The environmental groups also cannot maintain their challenge under the alternative theory that the Forest Service "failed to act." In certain circumstances, agency inaction may be sufficiently final to make judicial review appropriate. See 5 U.S.C. § 706(1) (allowing courts "to compel agency action unlawfully withheld or unreasonably delayed"); Sierra Club v. Thomas, 828 F.2d 783, 792-96 (D.C. Cir. 1987) (discussing different forms of agency inaction). The Forest Service's alleged failure to comply with the NFMA in maintaining Texas's national forests, however, does not reflect agency inaction. The Forest Service has not failed to issue an LRMP or to conduct timber sales. Nor have the environmental groups argued that the Forest Service did not attempt to comply with the NFMA. Instead, the Forest Service has been acting, but the environmental groups simply do not believe its actions have complied with the NFMA. Cf. Ecology Center, Inc. v. United States Forest Serv., 192 F.3d 922, 926 (9th Cir. 1999) ("This court has refused to allow plaintiffs to evade the finality requirement with complaints about the sufficiency of an agency action 'dressed up as an agency's failure to act.'"); Public Citizen v. Nuclear Regulatory Comm'n, 845 F.2d 1105, 1108 (D.C. Cir. 1988) ("The agency has acted. . . . Petitioners just do not like what the Commission did. . . . Our acceptance of petitioners' argument would make a nullity of statutory deadlines. Almost any objection to an agency action can be dressed up as an agency's failure to act.").

Underlying the district court's opinion was a concern that finding no final agency action here "would put all of the Forest Service's on-the-ground violations of the NFMA and regulations beyond review." Sierra Club, 974 F. Supp. at 915. This concern is misplaced insofar as the environmental groups still may challenge discrete site-specific sales allowed by the Forest Service.
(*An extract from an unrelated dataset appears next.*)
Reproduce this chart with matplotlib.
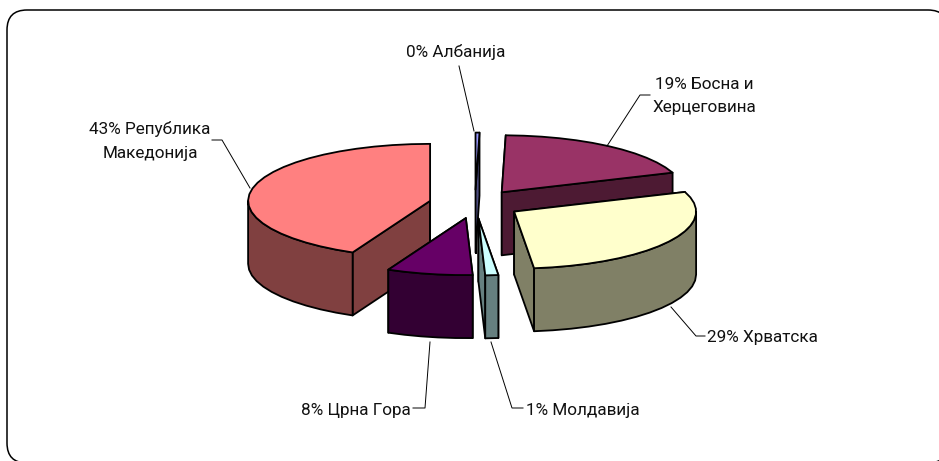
"""Exploded 3D pie chart, drawn by projecting the slices onto an ellipse."""

import numpy as np
import matplotlib.pyplot as plt
from matplotlib.patches import FancyBboxPatch, Polygon

plt.rcParams["font.family"] = ["Roboto", "Liberation Sans", "DejaVu Sans"]

shares = [0.35, 19.05, 28.85, 1.15, 7.6, 43.0]
top_colors = ["#9999FF", "#993366", "#FFFFCC", "#CCFFFF", "#660066", "#FF8080"]
side_colors = ["#4D4D80", "#4D1A33", "#808066", "#668080", "#330033", "#804040"]
labels = ["0% Албанија", "19% Босна и\nХерцеговина", "29% Хрватска", "1% Молдавија", "8% Црна Гора", "43% Република\nМакедонија"]

CX, CY = 475, 204
RX, RY = 182, 57
DEPTH = 63
EXPLODE = 46
EDGE = 1.3


def ellipse_xy(cx, cy, deg):
    a = np.radians(deg)
    return cx + RX * np.sin(a), cy - RY * np.cos(a)


def arc_points(cx, cy, a0, a1):
    n = max(2, int((a1 - a0) / 6) + 2)
    xs, ys = ellipse_xy(cx, cy, np.linspace(a0, a1, n))
    return np.column_stack([xs, ys])


def draw_slice(ax, a0, a1, top, side, z):
    mid = np.radians((a0 + a1) / 2)
    cx = CX + EXPLODE * np.sin(mid)
    cy = CY - EXPLODE * np.cos(mid) * RY / RX
    down = np.array([0, DEPTH])
    apex = np.array([cx, cy])
    style = dict(edgecolor="black", linewidth=EDGE, joinstyle="round", zorder=z)

    # cut faces first, the top face hides whatever sits behind it
    for deg in (a0, a1):
        rim = np.array(ellipse_xy(cx, cy, deg))
        ax.add_patch(Polygon([apex, rim, rim + down, apex + down], facecolor=side, **style))

    # outer wall, only the part turned towards the viewer
    v0, v1 = max(a0, 90), min(a1, 270)
    if v1 > v0:
        rim = arc_points(cx, cy, v0, v1)
        ax.add_patch(Polygon(np.vstack([rim, rim[::-1] + down]), facecolor=side, **style))

    arc = arc_points(cx, cy, a0, a1)
    ax.add_patch(Polygon(np.vstack([apex, arc]), facecolor=top, **style))


fig = plt.figure(figsize=(9.39, 4.61), dpi=100)
ax = fig.add_axes([0, 0, 1, 1])
ax.set_xlim(0, 939)
ax.set_ylim(461, 0)
ax.axis("off")

# chart frame runs off the right and bottom of the image
ax.add_patch(FancyBboxPatch((27, 30), 901, 413, boxstyle="round,pad=20,rounding_size=20",
                            facecolor="white", edgecolor="black", linewidth=1.1, zorder=0))

edges = np.cumsum([0] + shares) * 3.6
for i in range(len(shares)):
    order_z = [1, 2, 4, 6, 5, 3][i]
    draw_slice(ax, edges[i], edges[i + 1], top_colors[i], side_colors[i], 2 + order_z)

# leader lines and label anchors
leaders = [
    [(459, 66), (474, 131)],
    [(607, 146), (640, 95), (650, 95)],
    [(671, 307), (696, 336), (705, 336)],
    [(491, 342), (512, 408), (523, 408)],
    [(430, 342), (425, 408), (413, 408)],
    [(250, 188), (222, 140), (212, 140)],
]
anchors = [(456, 52), (704, 96), (762.5, 337), (583, 410), (356, 410), (150, 141)]
for line, xy, text in zip(leaders, anchors, labels):
    xs, ys = zip(*line)
    ax.plot(xs, ys, color="black", linewidth=0.7, zorder=20)
    ax.text(xy[0], xy[1], text, ha="center", va="center", fontsize=12.3,
            linespacing=1.68, color="#111111", zorder=21)

fig.savefig("out.png", dpi=100)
See Ohio Forestry Ass'n, 523 U.S. at 734, 118 S. Ct. 1665 (" [B]efore the Forest Service can permit logging, it must focus upon a particular site, propose a specific harvesting method, prepare an environmental review, permit the public an opportunity to be heard, and (if challenged) justify the proposal in court."); id. at 734-35, 118 S. Ct. 1665 ("The Sierra Club . . . . does not explain, however, why one initial site-specific victory (if based on the Plan's unlawfulness) could not, through preclusion principles, effectively carry the day."); Lujan, 497 U.S. at 894, 110 S. Ct. 3177 (noting that a challenge to a specific final agency action "may ultimately have the effect of requiring a regulation, a series of regulations, or even a whole 'program' to be revised by the agency in order to avoid the unlawful result that the court discerns"). Judicial review can then take place with the "benefit of the focus that a particular logging proposal could provide."Ohio Forestry Ass'n, 523 U.S. at 736, 118 S. Ct. 1665.

This is precisely what the plaintiffs did in Sierra Club v. Martin, 168 F.3d 1 (11th Cir. 1999). The plaintiffs challenged seven timber sales in a Georgia national forest, arguing that the Forest Service's decision to permit the sales violated the NFMA.13  See id. at 2. The Eleventh Circuit considered the merits of their discrete challenge because it presented a concrete, justiciable controversy. See id. at 3-8 (finding that the Forest Service violated the NFMA and accompanying regulations in allowing the timber sales); cf. Inland Empire Public Lands Council v. United States Forest Serv., 88 F.3d 754, 759-65 (9th Cir. 1996) (reviewing the merits of a NFMA and NEPA challenge to eight proposed timber sales on the merits); Sierra Club v. United States Forest Serv., 46 F.3d 835, 839-40 (8th Cir. 1995) (reviewing the merits of a NEPA challenge to two timber sales).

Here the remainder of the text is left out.